Which lines hold the word "image"? Show each of them.
--
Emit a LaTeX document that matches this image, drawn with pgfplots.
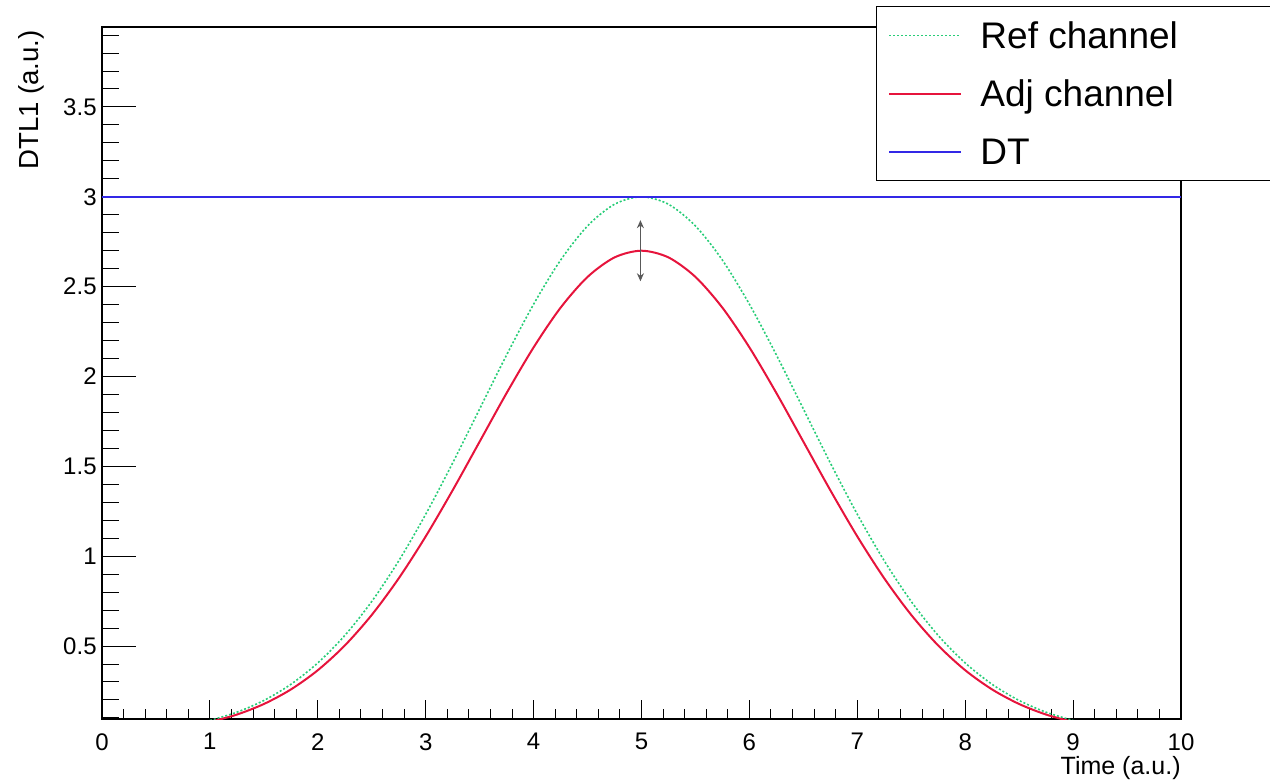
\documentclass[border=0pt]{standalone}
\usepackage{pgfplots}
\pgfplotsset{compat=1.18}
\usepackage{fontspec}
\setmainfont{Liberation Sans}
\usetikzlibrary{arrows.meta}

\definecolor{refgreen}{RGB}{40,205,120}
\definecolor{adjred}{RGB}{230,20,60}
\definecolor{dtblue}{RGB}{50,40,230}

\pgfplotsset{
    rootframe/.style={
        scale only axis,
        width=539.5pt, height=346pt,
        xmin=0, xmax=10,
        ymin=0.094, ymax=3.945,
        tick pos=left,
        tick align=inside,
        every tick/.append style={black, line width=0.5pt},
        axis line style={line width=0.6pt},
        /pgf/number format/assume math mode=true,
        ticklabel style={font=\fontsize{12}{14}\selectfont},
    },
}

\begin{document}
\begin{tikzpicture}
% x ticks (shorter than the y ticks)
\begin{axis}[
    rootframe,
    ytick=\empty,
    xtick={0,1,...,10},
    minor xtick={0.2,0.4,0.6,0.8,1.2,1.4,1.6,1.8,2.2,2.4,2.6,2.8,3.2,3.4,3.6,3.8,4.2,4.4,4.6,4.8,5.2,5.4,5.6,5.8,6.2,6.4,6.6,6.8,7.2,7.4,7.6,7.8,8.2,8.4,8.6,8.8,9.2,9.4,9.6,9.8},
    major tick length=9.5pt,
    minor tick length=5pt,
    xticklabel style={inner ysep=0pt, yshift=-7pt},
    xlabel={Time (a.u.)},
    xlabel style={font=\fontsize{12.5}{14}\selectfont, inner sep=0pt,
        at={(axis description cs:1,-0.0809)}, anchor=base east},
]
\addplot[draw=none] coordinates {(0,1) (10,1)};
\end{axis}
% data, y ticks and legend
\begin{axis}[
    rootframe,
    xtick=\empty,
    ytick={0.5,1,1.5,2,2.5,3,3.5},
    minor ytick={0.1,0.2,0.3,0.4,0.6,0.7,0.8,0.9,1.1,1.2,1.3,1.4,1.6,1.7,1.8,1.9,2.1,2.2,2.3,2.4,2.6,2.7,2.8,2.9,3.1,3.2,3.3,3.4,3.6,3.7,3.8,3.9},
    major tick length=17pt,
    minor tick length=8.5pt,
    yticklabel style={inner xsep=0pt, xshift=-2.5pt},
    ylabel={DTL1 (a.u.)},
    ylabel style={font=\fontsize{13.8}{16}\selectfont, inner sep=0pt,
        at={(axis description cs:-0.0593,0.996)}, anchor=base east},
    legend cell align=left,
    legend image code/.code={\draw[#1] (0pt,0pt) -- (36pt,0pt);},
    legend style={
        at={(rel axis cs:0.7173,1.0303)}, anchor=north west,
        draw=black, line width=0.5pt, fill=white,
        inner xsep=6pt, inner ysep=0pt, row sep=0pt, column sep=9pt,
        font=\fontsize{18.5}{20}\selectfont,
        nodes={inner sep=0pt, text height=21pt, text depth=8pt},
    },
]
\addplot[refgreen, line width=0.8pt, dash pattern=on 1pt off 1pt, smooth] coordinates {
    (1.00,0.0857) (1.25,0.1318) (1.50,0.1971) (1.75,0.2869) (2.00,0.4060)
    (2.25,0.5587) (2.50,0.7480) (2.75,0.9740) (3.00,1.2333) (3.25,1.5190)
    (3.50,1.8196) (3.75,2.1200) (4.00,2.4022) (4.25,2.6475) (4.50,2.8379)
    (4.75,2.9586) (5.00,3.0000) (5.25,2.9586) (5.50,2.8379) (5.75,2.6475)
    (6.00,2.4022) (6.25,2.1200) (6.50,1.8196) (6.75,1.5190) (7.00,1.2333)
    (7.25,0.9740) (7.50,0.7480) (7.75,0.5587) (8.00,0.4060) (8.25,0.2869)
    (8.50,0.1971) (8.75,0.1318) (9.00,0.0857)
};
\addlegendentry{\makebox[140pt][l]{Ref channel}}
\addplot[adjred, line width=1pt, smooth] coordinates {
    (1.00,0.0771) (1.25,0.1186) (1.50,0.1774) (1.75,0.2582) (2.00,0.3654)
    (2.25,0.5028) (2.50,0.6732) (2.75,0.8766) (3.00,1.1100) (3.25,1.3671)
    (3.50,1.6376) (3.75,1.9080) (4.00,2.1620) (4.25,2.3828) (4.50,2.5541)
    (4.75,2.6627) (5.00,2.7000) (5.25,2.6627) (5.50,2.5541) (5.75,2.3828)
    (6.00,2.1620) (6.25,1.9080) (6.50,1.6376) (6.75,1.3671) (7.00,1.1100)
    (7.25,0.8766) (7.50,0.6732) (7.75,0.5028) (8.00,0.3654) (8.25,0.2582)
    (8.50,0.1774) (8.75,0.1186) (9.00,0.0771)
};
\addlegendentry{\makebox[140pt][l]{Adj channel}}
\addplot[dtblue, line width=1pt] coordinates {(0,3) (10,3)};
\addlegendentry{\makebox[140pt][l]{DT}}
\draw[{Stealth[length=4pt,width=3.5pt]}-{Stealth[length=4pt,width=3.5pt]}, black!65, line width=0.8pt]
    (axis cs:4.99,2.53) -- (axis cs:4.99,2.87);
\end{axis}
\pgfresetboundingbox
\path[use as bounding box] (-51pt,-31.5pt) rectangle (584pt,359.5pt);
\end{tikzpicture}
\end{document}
--
## Response below
Emit a LaTeX document that matches this image, drawn with pgfplots.
    legend image code/.code={\draw[#1] (0pt,0pt) -- (36pt,0pt);},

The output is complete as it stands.